The troubled brand, which caters to older career women, has been unable to stage a turnaround in recent years and apparently could not attract other suitors. Shares of Talbots stock shot up 89 percent on Thursday to close at $2.44 on the New York Stock Exchange.

Trudy Sullivan, Talbots’ chief executive, who plans to step down this month, said in a statement: “We are pleased with the value this transaction delivers to our stockholders and believe that this is a positive development for all of our stakeholders. Sycamore Partners is a strong investor with substantial resources and expertise, and we look forward to operating as a private company under their ownership.”


Stefan Kaluzny, a managing director of Sycamore Partners, which was founded last year, said in a statement: “We believe in the Talbots brand and its more than 8,000 Associates.
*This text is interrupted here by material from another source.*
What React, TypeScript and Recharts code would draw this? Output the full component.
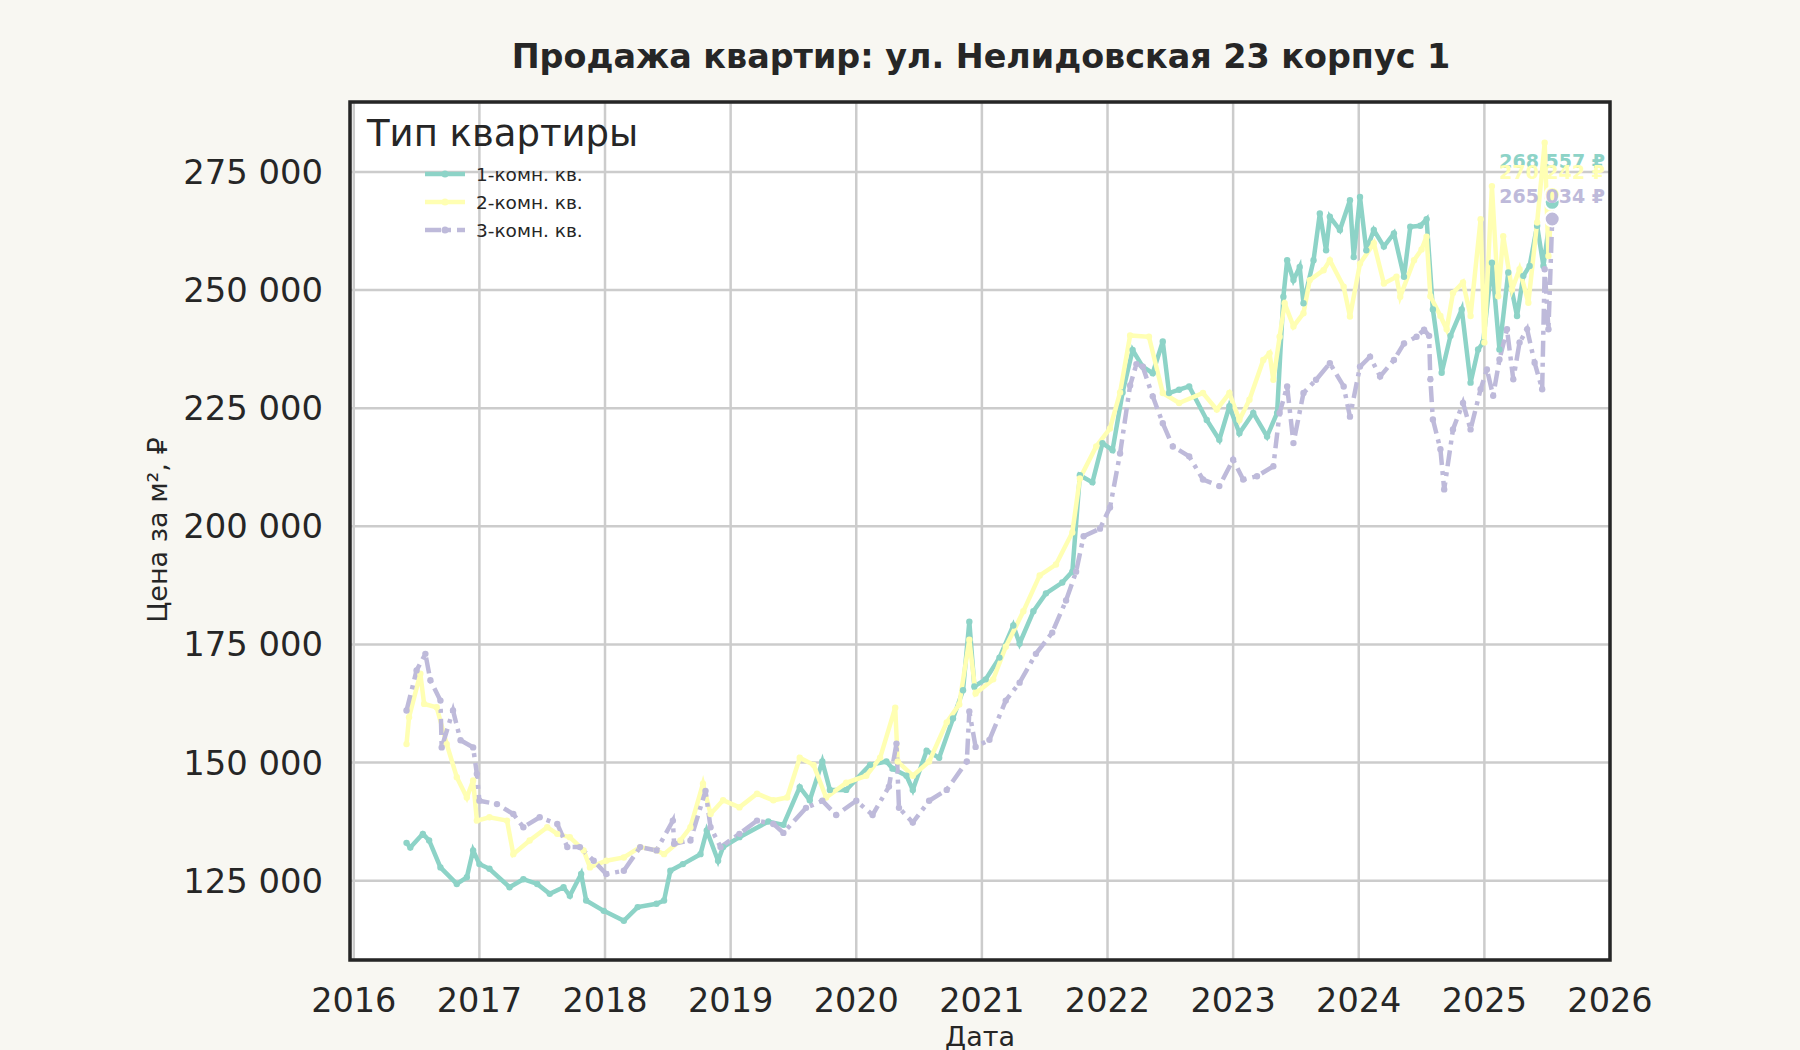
import React from 'react'
import {
  LineChart,
  Line,
  XAxis,
  YAxis,
  CartesianGrid,
  Legend,
  LabelList,
  ReferenceArea,
} from 'recharts'

// 1-комн. кв.: дата (доля года) и цена за м²
const oneRoomDates = [
  2016.42, 2016.45, 2016.55, 2016.6, 2016.69, 2016.82, 2016.9, 2016.95, 2017.0, 2017.08,
  2017.24, 2017.35, 2017.46, 2017.56, 2017.67, 2017.72, 2017.81, 2017.85, 2017.99, 2018.15,
  2018.26, 2018.41, 2018.47, 2018.52, 2018.62, 2018.76, 2018.81, 2018.9, 2018.94, 2019.07,
  2019.3, 2019.42, 2019.55, 2019.63, 2019.73, 2019.79, 2019.92, 2020.11, 2020.24, 2020.29,
  2020.4, 2020.45, 2020.56, 2020.66, 2020.77, 2020.85, 2020.9, 2020.94, 2021.03, 2021.14,
  2021.25, 2021.3, 2021.41, 2021.51, 2021.64, 2021.72, 2021.78, 2021.88, 2021.96, 2022.04,
  2022.12, 2022.2, 2022.28, 2022.36, 2022.44, 2022.49, 2022.57, 2022.65, 2022.79, 2022.89,
  2022.97, 2023.05, 2023.16, 2023.27, 2023.35, 2023.4, 2023.43, 2023.48, 2023.53, 2023.56,
  2023.64, 2023.69, 2023.74, 2023.77, 2023.85, 2023.93, 2023.96, 2024.01, 2024.06, 2024.12,
  2024.2, 2024.28, 2024.36, 2024.41, 2024.49, 2024.54, 2024.59, 2024.66, 2024.73, 2024.82,
  2024.89, 2024.95, 2024.99, 2025.06, 2025.12, 2025.19, 2025.26, 2025.31, 2025.36, 2025.42,
  2025.47, 2025.54,
]
const oneRoomPrices = [
  133000, 132000, 134900, 133500, 127800, 124300, 125700, 131400, 128500, 127500,
  123600, 125300, 124300, 122200, 123600, 121800, 126400, 120800, 118600, 116500,
  119400, 120100, 120800, 127100, 128500, 130600, 135600, 129200, 132100, 134200,
  137500, 136800, 144800, 142000, 150200, 144200, 144200, 149500, 150200, 148700,
  147200, 144200, 152500, 151000, 159300, 165300, 179800, 166100, 167600, 172200,
  179000, 175200, 182000, 185800, 188100, 190400, 210800, 209300, 217600, 216100,
  228300, 237300, 233800, 232400, 239100, 228200, 228900, 229600, 222500, 218300,
  225400, 219700, 224000, 219000, 224000, 248600, 256300, 252100, 254900, 247200,
  256300, 266200, 258400, 265500, 262700, 269000, 257000, 269700, 258400, 262700,
  259200, 262000, 252800, 263400, 263600, 265000, 245900, 232500, 240300, 245900,
  230400, 237400, 238900, 255800, 237400, 253700, 244500, 253000, 255100, 263600,
  255100, 268557,
]

// 2-комн. кв.
const twoRoomDates = [
  2016.42, 2016.44, 2016.53, 2016.56, 2016.66, 2016.74, 2016.82, 2016.9, 2016.95, 2016.98,
  2017.08, 2017.22, 2017.27, 2017.4, 2017.54, 2017.62, 2017.72, 2017.83, 2017.88, 2018.01,
  2018.15, 2018.28, 2018.41, 2018.47, 2018.6, 2018.68, 2018.78, 2018.84, 2018.94, 2019.07,
  2019.21, 2019.34, 2019.45, 2019.55, 2019.66, 2019.76, 2019.92, 2020.08, 2020.19, 2020.31,
  2020.33, 2020.45, 2020.58, 2020.72, 2020.82, 2020.9, 2020.95, 2021.09, 2021.19, 2021.33,
  2021.46, 2021.59, 2021.72, 2021.78, 2021.91, 2022.02, 2022.1, 2022.18, 2022.33, 2022.44,
  2022.57, 2022.76, 2022.87, 2022.97, 2023.05, 2023.13, 2023.24, 2023.29, 2023.32, 2023.37,
  2023.41, 2023.48, 2023.56, 2023.61, 2023.72, 2023.77, 2023.88, 2023.93, 2024.01, 2024.12,
  2024.2, 2024.3, 2024.33, 2024.44, 2024.5, 2024.54, 2024.57, 2024.65, 2024.7, 2024.75,
  2024.83, 2024.89, 2024.97, 2025.0, 2025.06, 2025.11, 2025.15, 2025.22, 2025.28, 2025.35,
  2025.42, 2025.48, 2025.51, 2025.54,
]
const twoRoomPrices = [
  153900, 159600, 168800, 162400, 161700, 153900, 146900, 142600, 146200, 137700,
  138400, 137700, 130600, 133500, 136300, 134900, 134200, 131400, 127800, 129200,
  129900, 132100, 131400, 130600, 133500, 136300, 145500, 139100, 142000, 140500,
  143400, 142000, 142600, 151000, 149500, 142600, 145700, 147200, 151000, 161600,
  150200, 147200, 150200, 158500, 162300, 176000, 164600, 167600, 174500, 182000,
  189600, 191900, 198700, 210100, 216900, 220700, 228300, 240400, 240100, 228200,
  226100, 228200, 224700, 228200, 222500, 226800, 235200, 236600, 231000, 240100,
  247200, 242300, 245100, 252100, 254200, 256300, 250700, 244400, 255600, 259900,
  251400, 252800, 248600, 256300, 258600, 261300, 248700, 244500, 241700, 249400,
  251600, 244500, 265000, 238900, 272000, 248700, 261400, 250100, 254400, 247300,
  264300, 281200, 257200, 270242,
]

// 3-комн. кв.
const threeRoomDates = [
  2016.42, 2016.5, 2016.57, 2016.61, 2016.69, 2016.7, 2016.79, 2016.85, 2016.95, 2016.98,
  2017.0, 2017.14, 2017.27, 2017.35, 2017.48, 2017.62, 2017.7, 2017.8, 2017.91, 2018.01,
  2018.15, 2018.28, 2018.41, 2018.54, 2018.55, 2018.68, 2018.8, 2018.84, 2018.92, 2019.07,
  2019.21, 2019.34, 2019.42, 2019.6, 2019.73, 2019.84, 2020.0, 2020.13, 2020.26, 2020.32,
  2020.34, 2020.45, 2020.58, 2020.72, 2020.88, 2020.9, 2020.95, 2021.06, 2021.19, 2021.3,
  2021.43, 2021.56, 2021.67, 2021.75, 2021.81, 2021.94, 2022.02, 2022.1, 2022.18, 2022.23,
  2022.28, 2022.36, 2022.44, 2022.52, 2022.65, 2022.76, 2022.89, 2023.0, 2023.08, 2023.19,
  2023.32, 2023.37, 2023.43, 2023.48, 2023.56, 2023.66, 2023.77, 2023.88, 2023.93, 2024.01,
  2024.09, 2024.17, 2024.28, 2024.36, 2024.46, 2024.52, 2024.56, 2024.57, 2024.59, 2024.65,
  2024.68, 2024.75, 2024.83, 2024.89, 2024.97, 2025.02, 2025.07, 2025.12, 2025.18, 2025.23,
  2025.28, 2025.34, 2025.4, 2025.46, 2025.48, 2025.51, 2025.54,
]
const threeRoomPrices = [
  161000, 169500, 173000, 167400, 163100, 153200, 161000, 154700, 153200, 147600,
  141900, 141200, 139100, 136300, 138400, 137000, 132100, 132100, 129200, 126400,
  127100, 132100, 131400, 137700, 132800, 133500, 144000, 136300, 132100, 134900,
  137700, 137000, 135100, 140400, 141900, 138900, 141900, 138900, 144900, 154000,
  140400, 137300, 141900, 144200, 150200, 160800, 153300, 154800, 163100, 166900,
  173000, 177500, 184300, 190400, 197900, 199500, 204000, 215400, 229800, 234300,
  233800, 227500, 221800, 216900, 214800, 209900, 208500, 214100, 209900, 210600,
  212700, 224000, 229600, 217600, 228200, 231000, 234500, 229600, 223200, 233800,
  235900, 231700, 235200, 238700, 240100, 241600, 240300, 231100, 222600, 216300,
  207800, 220500, 226100, 220500, 229000, 233200, 227600, 235300, 241700, 231100,
  238900, 241700, 234600, 229000, 254400, 241700, 265034,
]

const yearTicks = [2016, 2017, 2018, 2019, 2020, 2021, 2022, 2023, 2024, 2025, 2026]
const priceTicks = [125000, 150000, 175000, 200000, 225000, 250000, 275000]

const X_DOMAIN: [number, number] = [2015.97, 2026]
const Y_DOMAIN: [number, number] = [108200, 289800]

const FONT = '"DejaVu Sans", sans-serif'
const INK = '#262626'

const SERIES = [
  { key: 'one', name: '1-комн. кв.', dates: oneRoomDates, prices: oneRoomPrices, color: '#8dd3c7', dash: undefined, labelLift: 41 },
  { key: 'two', name: '2-комн. кв.', dates: twoRoomDates, prices: twoRoomPrices, color: '#ffffb3', dash: undefined, labelLift: 22 },
  { key: 'three', name: '3-комн. кв.', dates: threeRoomDates, prices: threeRoomPrices, color: '#bebada', dash: '16 6 4 6', labelLift: 23 },
]

const fmt = (v: number) => String(Math.round(v)).replace(/\B(?=(\d{3})+(?!\d))/g, ' ')

type Series = (typeof SERIES)[number]

const makeDot = (s: Series) => (props: any) => {
  const { cx, cy, index } = props
  if (cx == null || cy == null) return <g key={`${s.key}-d-${index}`} />
  const last = index === s.dates.length - 1
  return (
    <circle
      key={`${s.key}-d-${index}`}
      cx={cx}
      cy={cy}
      r={last ? 7.5 : 3.2}
      fill={s.color}
      stroke={last ? '#ffffff' : 'none'}
      strokeWidth={last ? 2 : 0}
    />
  )
}

const makeEndLabel = (s: Series) => (props: any) => {
  const { x, y, index, value } = props
  if (index !== s.dates.length - 1) return null
  return (
    <text
      x={x}
      y={y - s.labelLift}
      textAnchor="middle"
      dominantBaseline="central"
      fill={s.color}
      fontSize={19}
      fontWeight="bold"
      fontFamily={FONT}
    >
      {fmt(value)} ₽
    </text>
  )
}

function LegendBox({ payload }: any) {
  const items = payload ?? []
  return (
    <div style={{ fontFamily: FONT, color: INK }}>
      <div style={{ fontSize: 37, lineHeight: '37px', whiteSpace: 'nowrap' }}>Тип квартиры</div>
      <div style={{ height: 8 }} />
      {items.map((entry: any) => {
        const s = SERIES.find((d) => d.name === entry.value)
        if (!s) return null
        return (
          <div
            key={s.key}
            style={{ display: 'flex', alignItems: 'center', height: 28, paddingLeft: 58 }}
          >
            <svg width={40} height={12}>
              <line
                x1={0}
                y1={6}
                x2={40}
                y2={6}
                stroke={s.color}
                strokeWidth={4.5}
                strokeDasharray={s.dash}
              />
              <circle cx={20} cy={6} r={3.5} fill={s.color} />
            </svg>
            <span style={{ marginLeft: 11, fontSize: 18.5, whiteSpace: 'nowrap' }}>{s.name}</span>
          </div>
        )
      })}
    </div>
  )
}

export default function App() {
  return (
    <div
      style={{
        position: 'absolute',
        left: 0,
        top: 0,
        width: 1800,
        height: 1050,
        background: '#f8f7f2',
        overflow: 'hidden',
        fontFamily: FONT,
      }}
    >
      <LineChart
        width={1800}
        height={1050}
        margin={{ top: 102, right: 190, bottom: 40, left: 50 }}
      >
        <CartesianGrid stroke="#cccccc" strokeWidth={2.5} fill="#ffffff" />
        <XAxis
          type="number"
          dataKey="t"
          domain={X_DOMAIN}
          ticks={yearTicks}
          allowDataOverflow
          height={50}
          axisLine={false}
          tickLine={false}
          tickSize={0}
          tickMargin={28}
          tick={{ fontSize: 33.5, fill: INK, fontFamily: FONT }}
        />
        <YAxis
          type="number"
          domain={Y_DOMAIN}
          ticks={priceTicks}
          allowDataOverflow
          width={300}
          axisLine={false}
          tickLine={false}
          tickSize={0}
          tickMargin={27}
          tickFormatter={fmt}
          tick={{ fontSize: 33.8, fill: INK, fontFamily: FONT }}
        />
        <ReferenceArea
          x1={X_DOMAIN[0]}
          x2={X_DOMAIN[1]}
          y1={Y_DOMAIN[0]}
          y2={Y_DOMAIN[1]}
          fill="none"
          stroke={INK}
          strokeWidth={3.5}
        />
        {SERIES.map((s) => (
          <Line
            key={s.key}
            name={s.name}
            data={s.dates.map((t, i) => ({ t, v: s.prices[i] }))}
            dataKey="v"
            type="linear"
            stroke={s.color}
            strokeWidth={4.5}
            strokeDasharray={s.dash}
            dot={makeDot(s)}
            activeDot={false}
            isAnimationActive={false}
          >
            <LabelList dataKey="v" content={makeEndLabel(s)} />
          </Line>
        ))}
        <Legend
          layout="vertical"
          align="center"
          verticalAlign="middle"
          wrapperStyle={{ left: 367, top: 115, width: 'auto' }}
          content={<LegendBox />}
        />
      </LineChart>

      <div
        style={{
          position: 'absolute',
          left: 981,
          top: 57,
          transform: 'translate(-50%, -50%)',
          fontSize: 33.4,
          fontWeight: 'bold',
          lineHeight: 1,
          color: INK,
          whiteSpace: 'nowrap',
        }}
      >
        Продажа квартир: ул. Нелидовская 23 корпус 1
      </div>
      <div
        style={{
          position: 'absolute',
          left: 157,
          top: 530,
          transform: 'translate(-50%, -50%) rotate(-90deg)',
          fontSize: 27,
          lineHeight: 1,
          color: INK,
          whiteSpace: 'nowrap',
        }}
      >
        Цена за м², ₽
      </div>
      <div
        style={{
          position: 'absolute',
          left: 980,
          top: 1036,
          transform: 'translate(-50%, -50%)',
          fontSize: 27,
          lineHeight: 1,
          color: INK,
          whiteSpace: 'nowrap',
        }}
      >
        Дата
      </div>
    </div>
  )
}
We look forward to a long and successful partnership with Talbots serving its many loyal customers.”

Kaluzny formerly served as chairman of the board of directors for Express Inc. His firm, Sycamore Partners, acquired a controlling interest in Mast Global Fashions last year, which is one of the largest independent apparel sourcing companies.

Sycamore declined to comment further on the Talbots deal. Julie Lorigan, a Talbots spokeswoman, would not answer questions on whether the deal would result in employee layoffs.

Jennifer Davis, a retail analyst with Lazard Capital Markets, said the $2.75-per-share offer for Talbots is the best option, “considering that the stock recently closed at $1.29 and considering that they don’t have a CEO lined up and that they’re in the middle of a turnaround. It’s better to go through this turnaround not in the public eye.”

In a letter to employees, Sullivan highlighted the benefits of remaking the company without worrying about Wall Street: “As a private company, we will have greater freedom to focus on longer-term investments and opportunities, while providing you with rewarding careers, excellent benefits and challenging roles.”


Under Sullivan, Talbots tried to court younger consumers in an attempt to catch up with better-performing competitors like Chico’s and Coldwater Creek. But the strategy alienated core consumers and failed to attract new shoppers, resulting in plunging revenues and the closing of hundreds of stores, including the men’s and children’s divisions. Today, Talbots operates about 516 stores in 46 states and in Canada.

The transaction is expected to close in the third quarter of this year, as long as the companies meet several requirements, including receiving a letter from the Pension Benefit Guaranty Corporation stating it has concluded its investigation of the deal.

The federal agency, which is responsible for protecting pension benefits, is examining the resulting capital structure for Talbots and the proposed future business to determine whether pensions are at risk, said Marc Hopkins, an agency spokesman.

“We routinely monitor transactions involving distressed companies with underfunded pension plans,” Hopkins said. “Our concern is how a transaction may affect the company’s ability to meet its future pension obligations.”